GOAL: Leave the pictures out and copy exactly the lines from the line containing "Reproduce this chart" to the line containing "ax.fill_between(years, p10, p25, color=band_colors[3], lw=0)", both lines included.

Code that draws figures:
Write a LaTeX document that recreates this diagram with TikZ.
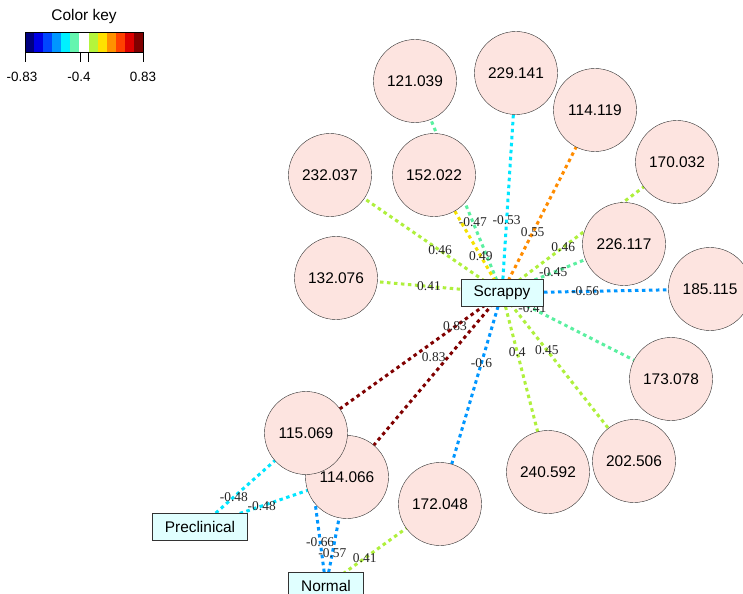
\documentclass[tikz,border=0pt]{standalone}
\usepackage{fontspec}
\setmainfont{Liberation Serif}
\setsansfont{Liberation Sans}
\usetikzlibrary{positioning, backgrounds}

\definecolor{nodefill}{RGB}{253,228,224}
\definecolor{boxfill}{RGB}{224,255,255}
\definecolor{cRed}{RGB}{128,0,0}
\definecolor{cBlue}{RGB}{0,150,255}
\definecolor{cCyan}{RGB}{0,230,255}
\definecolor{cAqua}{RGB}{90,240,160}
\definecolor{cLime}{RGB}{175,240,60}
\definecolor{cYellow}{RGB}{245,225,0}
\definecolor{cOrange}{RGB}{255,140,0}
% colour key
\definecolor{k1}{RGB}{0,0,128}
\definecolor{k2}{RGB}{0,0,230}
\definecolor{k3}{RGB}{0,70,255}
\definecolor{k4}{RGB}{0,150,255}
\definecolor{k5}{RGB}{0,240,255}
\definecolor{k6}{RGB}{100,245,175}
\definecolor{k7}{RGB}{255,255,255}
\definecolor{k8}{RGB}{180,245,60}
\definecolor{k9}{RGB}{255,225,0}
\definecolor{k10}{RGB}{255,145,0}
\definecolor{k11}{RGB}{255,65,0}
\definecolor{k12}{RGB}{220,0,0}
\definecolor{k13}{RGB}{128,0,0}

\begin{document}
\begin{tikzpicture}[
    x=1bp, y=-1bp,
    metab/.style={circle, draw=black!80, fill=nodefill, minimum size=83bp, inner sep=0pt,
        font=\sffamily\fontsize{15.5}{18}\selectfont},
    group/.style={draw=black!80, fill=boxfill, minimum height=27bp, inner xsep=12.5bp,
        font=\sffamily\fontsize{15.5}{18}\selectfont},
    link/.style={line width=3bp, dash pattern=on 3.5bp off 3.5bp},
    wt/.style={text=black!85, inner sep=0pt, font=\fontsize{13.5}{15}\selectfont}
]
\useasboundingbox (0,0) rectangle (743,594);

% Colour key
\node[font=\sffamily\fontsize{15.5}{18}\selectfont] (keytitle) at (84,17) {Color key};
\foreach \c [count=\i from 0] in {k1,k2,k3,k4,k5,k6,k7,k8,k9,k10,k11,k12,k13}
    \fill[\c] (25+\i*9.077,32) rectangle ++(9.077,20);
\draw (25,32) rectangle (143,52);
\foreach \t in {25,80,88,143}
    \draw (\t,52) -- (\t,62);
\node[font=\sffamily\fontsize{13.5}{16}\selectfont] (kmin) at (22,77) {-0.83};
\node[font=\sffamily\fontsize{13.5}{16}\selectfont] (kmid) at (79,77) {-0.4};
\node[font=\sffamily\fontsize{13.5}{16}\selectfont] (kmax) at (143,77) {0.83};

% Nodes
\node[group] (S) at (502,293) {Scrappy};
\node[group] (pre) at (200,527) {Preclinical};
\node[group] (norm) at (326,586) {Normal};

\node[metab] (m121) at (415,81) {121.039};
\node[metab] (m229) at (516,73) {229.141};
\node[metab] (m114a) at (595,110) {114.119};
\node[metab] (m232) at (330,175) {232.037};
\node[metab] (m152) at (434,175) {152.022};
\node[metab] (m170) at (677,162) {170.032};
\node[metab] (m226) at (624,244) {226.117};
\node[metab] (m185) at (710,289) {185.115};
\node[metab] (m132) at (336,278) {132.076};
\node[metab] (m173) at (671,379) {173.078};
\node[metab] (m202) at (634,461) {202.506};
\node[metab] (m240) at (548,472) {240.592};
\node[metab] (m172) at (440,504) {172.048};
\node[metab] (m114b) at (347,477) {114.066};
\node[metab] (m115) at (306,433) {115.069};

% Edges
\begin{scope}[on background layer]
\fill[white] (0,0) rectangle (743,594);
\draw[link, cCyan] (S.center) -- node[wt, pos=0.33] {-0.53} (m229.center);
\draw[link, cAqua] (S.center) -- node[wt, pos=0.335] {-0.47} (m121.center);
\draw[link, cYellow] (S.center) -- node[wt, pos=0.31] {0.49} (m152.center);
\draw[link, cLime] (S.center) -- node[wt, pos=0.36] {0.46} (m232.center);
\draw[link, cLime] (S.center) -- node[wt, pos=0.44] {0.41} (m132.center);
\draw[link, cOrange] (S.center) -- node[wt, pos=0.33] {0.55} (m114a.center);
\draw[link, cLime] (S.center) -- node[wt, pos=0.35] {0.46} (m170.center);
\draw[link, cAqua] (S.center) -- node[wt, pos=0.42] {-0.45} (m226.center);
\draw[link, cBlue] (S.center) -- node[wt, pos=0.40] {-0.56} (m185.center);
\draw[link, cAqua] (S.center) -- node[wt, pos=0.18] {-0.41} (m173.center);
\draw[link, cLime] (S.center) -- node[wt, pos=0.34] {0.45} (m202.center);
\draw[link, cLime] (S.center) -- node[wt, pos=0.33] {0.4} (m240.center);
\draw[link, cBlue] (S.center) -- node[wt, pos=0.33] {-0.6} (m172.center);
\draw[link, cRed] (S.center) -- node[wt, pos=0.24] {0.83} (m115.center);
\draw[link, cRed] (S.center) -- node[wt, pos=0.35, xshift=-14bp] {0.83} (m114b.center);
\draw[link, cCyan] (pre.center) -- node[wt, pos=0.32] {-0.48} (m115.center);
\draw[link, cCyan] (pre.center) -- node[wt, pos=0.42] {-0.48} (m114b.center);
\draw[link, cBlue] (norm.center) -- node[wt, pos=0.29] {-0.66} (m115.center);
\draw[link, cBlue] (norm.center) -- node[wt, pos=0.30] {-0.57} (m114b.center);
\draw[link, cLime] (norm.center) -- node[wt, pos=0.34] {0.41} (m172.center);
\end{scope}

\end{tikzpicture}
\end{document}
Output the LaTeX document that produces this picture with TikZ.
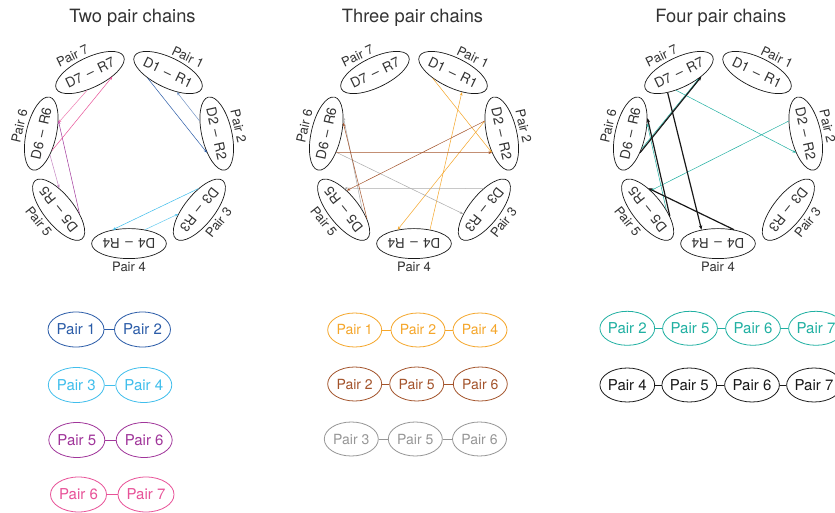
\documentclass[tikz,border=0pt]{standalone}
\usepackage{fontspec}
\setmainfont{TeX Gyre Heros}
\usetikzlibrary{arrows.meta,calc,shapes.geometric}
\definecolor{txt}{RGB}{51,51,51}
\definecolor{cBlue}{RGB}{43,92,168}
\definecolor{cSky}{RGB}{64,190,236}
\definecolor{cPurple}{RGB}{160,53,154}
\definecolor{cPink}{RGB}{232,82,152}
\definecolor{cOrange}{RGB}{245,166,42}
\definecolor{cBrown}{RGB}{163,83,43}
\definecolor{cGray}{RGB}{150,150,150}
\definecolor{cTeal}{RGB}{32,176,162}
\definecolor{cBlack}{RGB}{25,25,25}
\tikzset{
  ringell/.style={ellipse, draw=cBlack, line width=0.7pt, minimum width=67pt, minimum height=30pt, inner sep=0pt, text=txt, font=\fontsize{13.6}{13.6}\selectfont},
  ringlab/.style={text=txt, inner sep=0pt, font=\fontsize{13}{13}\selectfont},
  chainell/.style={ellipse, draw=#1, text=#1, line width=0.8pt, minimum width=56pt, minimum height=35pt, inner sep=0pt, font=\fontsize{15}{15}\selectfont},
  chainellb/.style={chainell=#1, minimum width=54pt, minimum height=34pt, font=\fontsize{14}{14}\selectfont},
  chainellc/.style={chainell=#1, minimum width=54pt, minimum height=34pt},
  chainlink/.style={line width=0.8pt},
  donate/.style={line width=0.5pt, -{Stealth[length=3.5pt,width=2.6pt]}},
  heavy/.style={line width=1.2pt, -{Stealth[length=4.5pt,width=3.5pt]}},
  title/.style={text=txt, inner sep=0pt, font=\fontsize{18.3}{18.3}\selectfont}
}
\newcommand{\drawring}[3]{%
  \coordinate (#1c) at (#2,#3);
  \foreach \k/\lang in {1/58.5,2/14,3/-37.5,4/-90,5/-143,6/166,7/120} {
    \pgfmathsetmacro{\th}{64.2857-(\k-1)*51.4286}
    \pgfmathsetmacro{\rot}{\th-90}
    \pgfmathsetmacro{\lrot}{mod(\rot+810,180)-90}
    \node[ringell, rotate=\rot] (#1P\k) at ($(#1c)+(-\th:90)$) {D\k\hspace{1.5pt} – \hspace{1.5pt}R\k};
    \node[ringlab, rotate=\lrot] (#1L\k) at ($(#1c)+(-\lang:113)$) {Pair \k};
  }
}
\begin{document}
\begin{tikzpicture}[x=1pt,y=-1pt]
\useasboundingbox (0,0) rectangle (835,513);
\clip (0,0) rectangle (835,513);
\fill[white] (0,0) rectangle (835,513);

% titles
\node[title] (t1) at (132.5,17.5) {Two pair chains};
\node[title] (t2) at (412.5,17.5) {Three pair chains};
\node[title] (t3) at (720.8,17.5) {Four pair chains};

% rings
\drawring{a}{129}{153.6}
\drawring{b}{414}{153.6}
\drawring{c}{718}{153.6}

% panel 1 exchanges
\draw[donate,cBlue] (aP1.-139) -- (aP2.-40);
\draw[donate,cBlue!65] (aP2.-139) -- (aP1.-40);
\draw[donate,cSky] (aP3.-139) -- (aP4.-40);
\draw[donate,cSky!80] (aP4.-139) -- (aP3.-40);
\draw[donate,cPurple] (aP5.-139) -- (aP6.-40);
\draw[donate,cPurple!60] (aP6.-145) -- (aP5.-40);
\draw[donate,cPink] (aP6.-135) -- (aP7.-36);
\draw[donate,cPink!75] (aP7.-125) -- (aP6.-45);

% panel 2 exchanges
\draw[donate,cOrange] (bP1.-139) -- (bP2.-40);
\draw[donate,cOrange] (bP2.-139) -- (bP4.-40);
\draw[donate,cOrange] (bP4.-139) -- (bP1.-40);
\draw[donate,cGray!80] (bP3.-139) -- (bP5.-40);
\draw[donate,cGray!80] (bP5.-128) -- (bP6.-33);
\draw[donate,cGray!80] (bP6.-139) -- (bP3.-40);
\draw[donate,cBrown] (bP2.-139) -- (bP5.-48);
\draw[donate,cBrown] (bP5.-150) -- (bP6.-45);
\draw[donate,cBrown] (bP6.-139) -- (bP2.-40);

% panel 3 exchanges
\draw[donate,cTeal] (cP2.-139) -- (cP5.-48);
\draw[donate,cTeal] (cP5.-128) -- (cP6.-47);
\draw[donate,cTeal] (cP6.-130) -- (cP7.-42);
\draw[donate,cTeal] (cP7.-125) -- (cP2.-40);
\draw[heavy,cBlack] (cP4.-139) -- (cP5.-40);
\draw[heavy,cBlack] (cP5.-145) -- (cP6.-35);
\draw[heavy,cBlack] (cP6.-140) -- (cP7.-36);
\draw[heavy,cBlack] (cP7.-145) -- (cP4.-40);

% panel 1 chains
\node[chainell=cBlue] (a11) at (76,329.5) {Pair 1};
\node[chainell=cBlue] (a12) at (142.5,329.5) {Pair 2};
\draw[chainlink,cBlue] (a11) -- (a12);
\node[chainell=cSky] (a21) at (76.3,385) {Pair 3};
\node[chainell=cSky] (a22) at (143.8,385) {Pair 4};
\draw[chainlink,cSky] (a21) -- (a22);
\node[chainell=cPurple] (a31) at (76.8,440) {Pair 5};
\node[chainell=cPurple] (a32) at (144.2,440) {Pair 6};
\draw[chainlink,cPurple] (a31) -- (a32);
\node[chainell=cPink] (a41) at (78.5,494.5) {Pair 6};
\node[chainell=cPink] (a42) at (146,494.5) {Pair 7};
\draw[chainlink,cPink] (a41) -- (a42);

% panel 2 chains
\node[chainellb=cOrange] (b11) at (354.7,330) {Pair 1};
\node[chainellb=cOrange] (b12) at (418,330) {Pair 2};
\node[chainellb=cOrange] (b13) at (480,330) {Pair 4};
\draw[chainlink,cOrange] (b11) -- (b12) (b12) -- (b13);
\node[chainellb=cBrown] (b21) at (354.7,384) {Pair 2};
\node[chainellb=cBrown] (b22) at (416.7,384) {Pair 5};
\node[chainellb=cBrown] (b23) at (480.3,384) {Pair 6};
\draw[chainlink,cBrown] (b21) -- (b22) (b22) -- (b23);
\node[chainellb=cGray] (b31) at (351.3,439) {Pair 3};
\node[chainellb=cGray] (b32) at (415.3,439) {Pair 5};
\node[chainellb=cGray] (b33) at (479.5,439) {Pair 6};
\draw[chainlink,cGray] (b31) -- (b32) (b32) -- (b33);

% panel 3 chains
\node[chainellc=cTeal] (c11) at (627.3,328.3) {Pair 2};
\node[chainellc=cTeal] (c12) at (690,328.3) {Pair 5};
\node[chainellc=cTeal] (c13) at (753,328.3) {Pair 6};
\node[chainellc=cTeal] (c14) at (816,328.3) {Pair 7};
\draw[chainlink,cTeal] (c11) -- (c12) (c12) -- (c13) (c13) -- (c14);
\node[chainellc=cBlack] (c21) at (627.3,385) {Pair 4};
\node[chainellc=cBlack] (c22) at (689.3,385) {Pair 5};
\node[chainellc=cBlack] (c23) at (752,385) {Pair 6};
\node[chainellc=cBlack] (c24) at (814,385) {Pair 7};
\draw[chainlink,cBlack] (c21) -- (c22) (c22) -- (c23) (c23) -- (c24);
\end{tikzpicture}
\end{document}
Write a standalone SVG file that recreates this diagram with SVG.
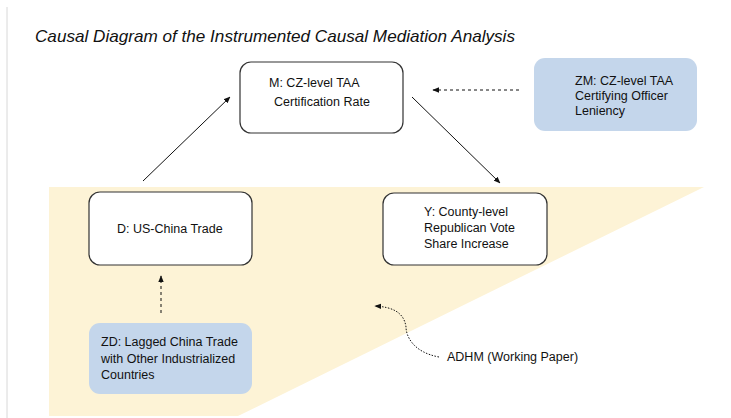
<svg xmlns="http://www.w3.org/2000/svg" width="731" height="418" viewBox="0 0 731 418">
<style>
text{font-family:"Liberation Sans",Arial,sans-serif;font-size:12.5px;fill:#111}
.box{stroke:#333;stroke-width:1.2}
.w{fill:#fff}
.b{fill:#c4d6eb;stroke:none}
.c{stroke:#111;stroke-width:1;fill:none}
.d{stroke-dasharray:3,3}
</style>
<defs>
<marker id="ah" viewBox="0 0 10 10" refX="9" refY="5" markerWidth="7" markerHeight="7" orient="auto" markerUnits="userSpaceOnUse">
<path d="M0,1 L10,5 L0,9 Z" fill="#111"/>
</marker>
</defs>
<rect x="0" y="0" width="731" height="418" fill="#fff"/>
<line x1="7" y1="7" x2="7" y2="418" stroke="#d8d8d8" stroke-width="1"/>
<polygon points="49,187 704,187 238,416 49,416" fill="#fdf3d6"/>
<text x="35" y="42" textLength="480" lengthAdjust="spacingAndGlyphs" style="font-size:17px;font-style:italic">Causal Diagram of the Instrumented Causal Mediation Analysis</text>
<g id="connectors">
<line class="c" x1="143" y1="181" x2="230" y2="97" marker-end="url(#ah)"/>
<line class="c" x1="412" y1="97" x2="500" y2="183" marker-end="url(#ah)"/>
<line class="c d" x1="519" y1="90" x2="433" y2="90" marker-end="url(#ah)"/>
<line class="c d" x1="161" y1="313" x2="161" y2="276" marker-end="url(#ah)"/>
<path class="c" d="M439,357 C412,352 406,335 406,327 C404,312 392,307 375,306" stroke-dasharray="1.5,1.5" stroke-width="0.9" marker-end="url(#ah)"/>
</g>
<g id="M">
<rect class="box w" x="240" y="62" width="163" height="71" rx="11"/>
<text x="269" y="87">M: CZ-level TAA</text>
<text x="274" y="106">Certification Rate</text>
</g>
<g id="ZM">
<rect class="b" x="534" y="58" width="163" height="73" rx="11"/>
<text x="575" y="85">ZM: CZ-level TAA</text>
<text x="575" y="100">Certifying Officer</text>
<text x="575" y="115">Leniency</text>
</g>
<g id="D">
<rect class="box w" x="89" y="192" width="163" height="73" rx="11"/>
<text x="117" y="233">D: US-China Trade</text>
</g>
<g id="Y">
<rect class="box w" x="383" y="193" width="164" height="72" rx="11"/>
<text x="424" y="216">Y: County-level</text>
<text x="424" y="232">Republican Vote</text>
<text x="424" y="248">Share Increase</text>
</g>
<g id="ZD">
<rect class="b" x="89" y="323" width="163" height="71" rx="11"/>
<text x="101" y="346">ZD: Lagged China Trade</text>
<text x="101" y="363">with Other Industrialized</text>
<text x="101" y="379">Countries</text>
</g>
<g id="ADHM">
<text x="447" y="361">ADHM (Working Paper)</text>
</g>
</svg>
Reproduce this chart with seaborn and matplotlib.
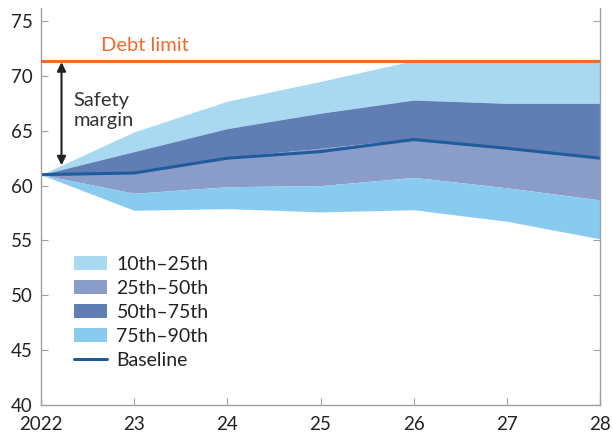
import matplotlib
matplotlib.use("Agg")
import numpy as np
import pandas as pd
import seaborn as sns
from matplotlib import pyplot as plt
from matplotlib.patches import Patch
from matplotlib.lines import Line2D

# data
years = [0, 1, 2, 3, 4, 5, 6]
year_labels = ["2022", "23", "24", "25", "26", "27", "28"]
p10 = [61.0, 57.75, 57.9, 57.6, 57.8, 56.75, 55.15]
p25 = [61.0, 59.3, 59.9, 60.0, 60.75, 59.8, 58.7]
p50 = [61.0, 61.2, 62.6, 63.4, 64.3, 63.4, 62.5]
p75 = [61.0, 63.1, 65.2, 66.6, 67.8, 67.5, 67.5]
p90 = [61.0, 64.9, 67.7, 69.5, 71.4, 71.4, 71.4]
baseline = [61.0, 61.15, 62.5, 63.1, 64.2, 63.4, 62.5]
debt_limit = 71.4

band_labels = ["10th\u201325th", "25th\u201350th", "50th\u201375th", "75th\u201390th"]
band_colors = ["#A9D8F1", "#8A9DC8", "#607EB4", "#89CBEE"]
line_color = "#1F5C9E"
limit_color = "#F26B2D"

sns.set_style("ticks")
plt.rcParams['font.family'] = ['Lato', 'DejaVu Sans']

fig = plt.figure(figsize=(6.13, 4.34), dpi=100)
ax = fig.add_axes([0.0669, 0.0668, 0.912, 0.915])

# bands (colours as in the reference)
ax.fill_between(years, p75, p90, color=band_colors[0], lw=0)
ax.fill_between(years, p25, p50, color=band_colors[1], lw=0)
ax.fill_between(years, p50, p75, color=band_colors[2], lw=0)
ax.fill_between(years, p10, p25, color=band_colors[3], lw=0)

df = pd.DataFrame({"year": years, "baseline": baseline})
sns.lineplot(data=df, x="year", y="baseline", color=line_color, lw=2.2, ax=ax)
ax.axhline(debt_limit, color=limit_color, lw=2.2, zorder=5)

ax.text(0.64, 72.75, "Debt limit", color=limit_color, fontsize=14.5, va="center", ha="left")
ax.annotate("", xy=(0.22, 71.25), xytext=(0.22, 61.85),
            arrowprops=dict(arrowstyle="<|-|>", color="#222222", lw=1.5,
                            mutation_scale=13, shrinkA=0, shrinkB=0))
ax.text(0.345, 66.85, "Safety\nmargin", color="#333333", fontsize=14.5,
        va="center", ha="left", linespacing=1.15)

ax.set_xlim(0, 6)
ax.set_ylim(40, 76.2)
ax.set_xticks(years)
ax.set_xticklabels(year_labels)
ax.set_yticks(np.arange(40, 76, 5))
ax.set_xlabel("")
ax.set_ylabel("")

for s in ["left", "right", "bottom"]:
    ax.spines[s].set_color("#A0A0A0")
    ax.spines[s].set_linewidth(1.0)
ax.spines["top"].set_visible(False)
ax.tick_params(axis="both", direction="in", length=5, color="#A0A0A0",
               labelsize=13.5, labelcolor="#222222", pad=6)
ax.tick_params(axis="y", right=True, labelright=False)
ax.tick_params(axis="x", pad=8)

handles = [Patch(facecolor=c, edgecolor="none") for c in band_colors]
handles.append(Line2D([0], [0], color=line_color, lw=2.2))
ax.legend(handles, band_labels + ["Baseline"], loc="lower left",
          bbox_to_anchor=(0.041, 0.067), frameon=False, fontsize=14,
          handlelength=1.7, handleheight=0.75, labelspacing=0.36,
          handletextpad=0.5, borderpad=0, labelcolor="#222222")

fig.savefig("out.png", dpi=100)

OUTPUT OF THE TASK:
Reproduce this chart with seaborn and matplotlib.
import matplotlib
matplotlib.use("Agg")
import numpy as np
import pandas as pd
import seaborn as sns
from matplotlib import pyplot as plt
from matplotlib.patches import Patch
from matplotlib.lines import Line2D

# data
years = [0, 1, 2, 3, 4, 5, 6]
year_labels = ["2022", "23", "24", "25", "26", "27", "28"]
p10 = [61.0, 57.75, 57.9, 57.6, 57.8, 56.75, 55.15]
p25 = [61.0, 59.3, 59.9, 60.0, 60.75, 59.8, 58.7]
p50 = [61.0, 61.2, 62.6, 63.4, 64.3, 63.4, 62.5]
p75 = [61.0, 63.1, 65.2, 66.6, 67.8, 67.5, 67.5]
p90 = [61.0, 64.9, 67.7, 69.5, 71.4, 71.4, 71.4]
baseline = [61.0, 61.15, 62.5, 63.1, 64.2, 63.4, 62.5]
debt_limit = 71.4

band_labels = ["10th\u201325th", "25th\u201350th", "50th\u201375th", "75th\u201390th"]
band_colors = ["#A9D8F1", "#8A9DC8", "#607EB4", "#89CBEE"]
line_color = "#1F5C9E"
limit_color = "#F26B2D"

sns.set_style("ticks")
plt.rcParams['font.family'] = ['Lato', 'DejaVu Sans']

fig = plt.figure(figsize=(6.13, 4.34), dpi=100)
ax = fig.add_axes([0.0669, 0.0668, 0.912, 0.915])

# bands (colours as in the reference)
ax.fill_between(years, p75, p90, color=band_colors[0], lw=0)
ax.fill_between(years, p25, p50, color=band_colors[1], lw=0)
ax.fill_between(years, p50, p75, color=band_colors[2], lw=0)
ax.fill_between(years, p10, p25, color=band_colors[3], lw=0)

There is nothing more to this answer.